Es preciso subrayar la relación que existe entre conocimiento y amor. La conversión íntima que el cristianismo propone es una auténtica experiencia de Dios, en el sentido indicado por Jesús, durante la última cena: “Esta es la vida eterna: que te conozcan a ti, el único Dios verdadero, y al que tú has enviado, Jesucristo” (Jn 17, 3). La experiencia viva del Padre y del Hijo se realiza en el amor, es decir, en último término, en el Espíritu Santo, puesto que “el amor de Dios ha sido derramado en nuestros corazones por el Espíritu Santo que nos ha sido dado” (Rm 5, 5). Entonces es cuando tu y yo, teniendo dentro este amor, el amor verdadero fruto de un encuentro íntimo con nuestro Padre, podremos empezar a amar al prójimo, no porque nos lo ordene nadie, sino porque ese amor desborda todo nuestro ser y ya no se puede contener.

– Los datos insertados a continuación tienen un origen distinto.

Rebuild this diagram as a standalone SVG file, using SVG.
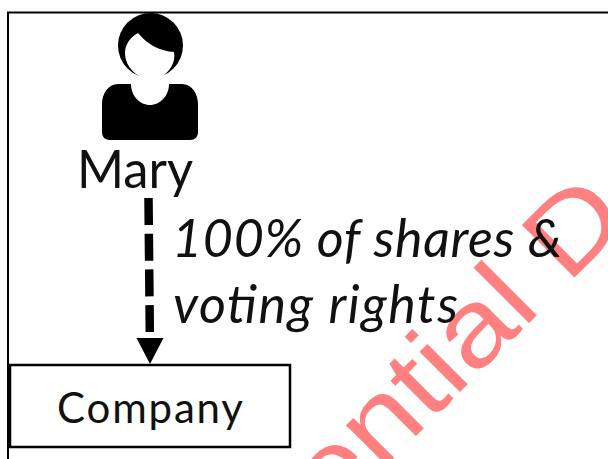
<svg xmlns="http://www.w3.org/2000/svg" width="608" height="459" viewBox="0 0 608 459">
<style>
.t{font-family:"Lato","Open Sans",sans-serif;fill:#111}
.i{font-style:italic;font-size:52px}
</style>
<rect width="608" height="459" fill="#fff"/>
<path d="M8 459V12.500H608" fill="none" stroke="#000" stroke-width="2"/>
<text id="watermark" transform="translate(331 521) rotate(-45) scale(1.16 1)" font-family="Liberation Sans,Arial,sans-serif" font-size="108" fill="#ff8080">ential D</text>
<g id="mary">
<circle cx="150.500" cy="45.500" r="32.500" fill="#000"/>
<path d="M138 33C148 45 160 51 174 52C176 62 170 72 160 78H142C131 72 125 63 125 53C125 45 130 37 138 33Z" fill="#fff"/>
<path d="M118 84H131C131 96 140 105 150 105C160 105 169 96 169 84H182C192 84 198 94 198 104V132C198 137 195 140 190 140H110C105 140 102 137 102 132V104C102 94 108 84 118 84Z" fill="#000"/>
<text class="t" x="77" y="188" font-size="53" textLength="116" lengthAdjust="spacingAndGlyphs">Mary</text>
</g>
<g id="connectors">
<path d="M148.500 198L149.800 332" stroke="#000" stroke-width="8.500" stroke-dasharray="27 8.700" fill="none"/>
<path d="M136.500 338H163.500L150 364Z" fill="#000"/>
</g>
<g id="label">
<text class="t i" x="172" y="257" textLength="390" lengthAdjust="spacing">100% of shares &amp;</text>
<text class="t i" x="173" y="323" textLength="285" lengthAdjust="spacing">voting rights</text>
</g>
<g id="company">
<rect x="10" y="365" width="280" height="82" fill="#fff" stroke="#000" stroke-width="2.500"/>
<text class="t" x="57" y="423" font-size="42" textLength="186" lengthAdjust="spacing">Company</text>
</g>
</svg>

Dios es amor, la Biblia lo dice.
Dios es amor, San Pablo lo repite.
Dios es amor, búscalo y verás
en el capítulo cuarto,
versículo ocho, primera de Juan.
Quiero, Señor, cantar de alegría,
quiero, Señor, amarte noche y día.
Quiero, Señor, apoyarme en ti,
porque me amas primero,
tu amor me ha creado y vigilas por mí.
Canto al saber que eres mi amigo,
canto al saber que siempre estás conmigo.
Canto al saber que me ayudarás,
que aunque de ti yo me olvide,
jamás a tus hijos nos olvidarás.
“No sois vosotros los que me habéis elegido, soy yo quien os he elegido y os he destinado para que vayáis y deis fruto, y vuestro fruto permanezca.
De modo que lo que pidáis al Padre en mi nombre os lo dé.
Esto os mando: que os améis unos a otros»
Estamos destinados a pedir a Dios Padre, en el nombre del Hijo y del Santísimo Espíritu de Dios, que venga a todos los seres humanos el Reino de Dios, el Reino del Amor de Dios desbordado en cada ser humano hacia su prójimo. Dios está decidido a darnos su Reino. ¿Qué esperamos para pedirlo con convicción?
Siempre orantes con Jesús, María y José para que la Iglesia sea Universal de la Mano de Dios.